Marie-Thérèse Lefebvre s’attaque, quant à elle, à un sujet qui n’a pas beaucoup retenu l’attention des historiens jusqu’ici : l’Underground musical des années 1970 au Québec. Contrairement à l’opinion courante, ce qu’on qualifie de « musique actuelle » n’a pas pris naissance au début des années 1980, mais remonte plutôt à la décennie précédente. L’auteure s’emploie à démontrer l’existence de deux courants distincts au départ : l’overground d’origine européenne, associé à une musique écrite d’avant-garde postsérielle et l’underground d’origine américaine, caractérisé par l’improvisation musicale et un espace de création multidisciplinaire, égalitaire et collectif. Durant les années 1970, une nouvelle génération d’artistes associés à l’underground s’est regroupée au Centre d’essai le Conventum, à La Casanous et à Vehicule Art Gallery. Ces lieux de création ont aussi été des espaces d’échange entre des musiciens largement influencés par le courant de la musique expérimentale américaine et ceux qui, comme Claude Vivier et Walter Boudreau, ont choisi la voie des musiques écrites dans la foulée des écoles européennes. Selon Marie-Thérèse Lefebvre, ces deux visages de la contre-culture convergent de façon éclatante le 3 juin 2000 lors d’un événement unique de la création musicale : la Symphonie du Millénaire, imaginée par Walter Boudreau dès 1965.

Simon Langlois aborde la question peu explorée en sociologie de la mobilité sociale subjective qui pourrait se formuler ainsi : Comment les individus se représentent-ils leur propre situation sociale et leur trajectoire par rapport à leur milieu d’origine et tout au long de leur vie active ? Pour mener à bien son analyse, Simon Langlois s’appuie sur une vaste enquête sur les Représentations sociales des inégalités et de la pauvreté (2013), effectuée au Québec par la firme Léger marketing. À la question de savoir si chaque individu interrogé lors de l’enquête considère occuper un statut social supérieur à celui de son père (mobilité intergénérationnelle), la réponse est nettement positive, soit 56% au total. Combiné avec l’âge, ce sentiment de mobilité ascendante est plus accentué chez les individus qui avaient 25 ans au cours des années 1960 et il a tendance à s’atténuer avec les générations suivantes.
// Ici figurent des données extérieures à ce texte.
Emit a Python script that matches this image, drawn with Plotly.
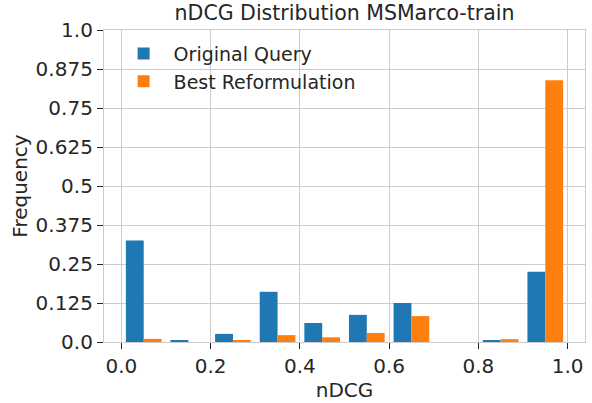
import plotly.graph_objects as go

bin_left = [0.0, 0.1, 0.2, 0.3, 0.4, 0.5, 0.6, 0.7, 0.8, 0.9]
original_query = [0.325, 0.005, 0.026, 0.161, 0.061, 0.087, 0.125, 0.0, 0.005, 0.225]
best_reformulation = [0.010, 0.0, 0.004, 0.022, 0.015, 0.029, 0.083, 0.0, 0.009, 0.839]
x_tick_vals = [0.0, 0.2, 0.4, 0.6, 0.8, 1.0]
x_tick_text = ["0.0", "0.2", "0.4", "0.6", "0.8", "1.0"]
y_tick_vals = [0.0, 0.125, 0.25, 0.375, 0.5, 0.625, 0.75, 0.875, 1.0]
y_tick_text = ["0.0", "0.125", "0.25", "0.375", "0.5", "0.625", "0.75", "0.875", "1.0"]

font = "DejaVu Sans"
dark = "#262626"
grid = "#cccccc"

fig = go.Figure()
fig.add_trace(go.Bar(
    x=bin_left, y=original_query, name="Original Query",
    width=0.04, offset=0.01, marker=dict(color="#1f77b4", line=dict(width=0)),
))
fig.add_trace(go.Bar(
    x=bin_left, y=best_reformulation, name="Best Reformulation",
    width=0.04, offset=0.05, marker=dict(color="#ff7f0e", line=dict(width=0)),
))

fig.update_layout(
    width=592, height=403,
    barmode="overlay",
    paper_bgcolor="white", plot_bgcolor="white",
    margin=dict(l=104, r=7, t=30, b=61, autoexpand=False),
    font=dict(family=font, color=dark, size=18),
    title=dict(text="nDCG Distribution MSMarco-train", x=0.582, xanchor="center",
               y=0.967, yanchor="middle", font=dict(size=20.5, color=dark, family=font)),
    legend=dict(x=0.02, y=0.985, xanchor="left", yanchor="top",
                bgcolor="rgba(0,0,0,0)", font=dict(size=19, color=dark, family=font),
                tracegroupgap=0, itemwidth=50),
    showlegend=True,
)
fig.update_xaxes(
    range=[-0.039, 1.039], tickvals=x_tick_vals, ticktext=x_tick_text,
    showgrid=True, gridcolor=grid, gridwidth=1.2,
    showline=True, linecolor=grid, linewidth=1.25, mirror=True,
    ticks="outside", ticklen=6, tickwidth=1.25, tickcolor=dark,
    tickfont=dict(size=20, family=font, color=dark), automargin=False,
    title=dict(text="nDCG", font=dict(size=20, family=font, color=dark), standoff=0),
    zeroline=False,
)
fig.update_yaxes(
    range=[0, 1.0], tickvals=y_tick_vals, ticktext=y_tick_text,
    showgrid=True, gridcolor=grid, gridwidth=1.2,
    showline=True, linecolor=grid, linewidth=1.25, mirror=True,
    ticks="outside", ticklen=6, tickwidth=1.25, tickcolor=dark,
    tickfont=dict(size=20, family=font, color=dark), automargin=False,
    title=dict(text="Frequency", font=dict(size=20, family=font, color=dark), standoff=2),
    zeroline=False,
)

fig.write_html("out.html", config={"displayModeBar": False},
               post_script="document.body.style.margin='0';")
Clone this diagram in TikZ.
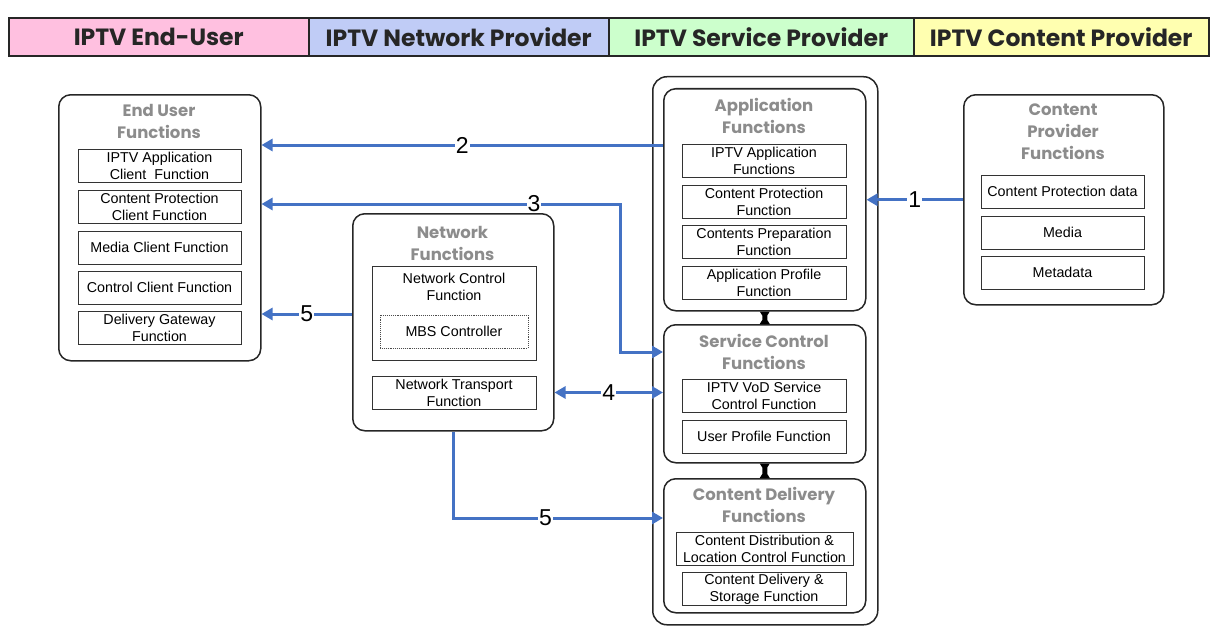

Ce phénomène s’explique du fait que la génération des années 1960 provenait généralement d’un milieu social modeste. Plus instruits et devenus parents à leur tour, les baby boomers n’ont pas laissé à leurs enfants le même sentiment d’une aussi grande mobilité ascendante. Ces résultats et biens d’autres traités dans cet article abordent la question de la mobilité subjective en tenant compte des changements de statut qui surviennent au cours de la vie active de l’individu. Des facteurs tels que l’âge, le niveau de scolarité, le genre, la catégorie socioprofessionnelle et le revenu familial sont aussi pris en compte. Parmi les résultats les plus significatifs de l’analyse, il faut noter que la perception de faire partie de la classe moyenne provient de deux catégories d’individus de niveau social différent: ceux qui appartiennent à un milieu social plus favorisé et ceux qui se rattachent à un milieu moins favorisé. D’où le caractère hétérogène et complexe de cette nébuleuse des classes moyennes.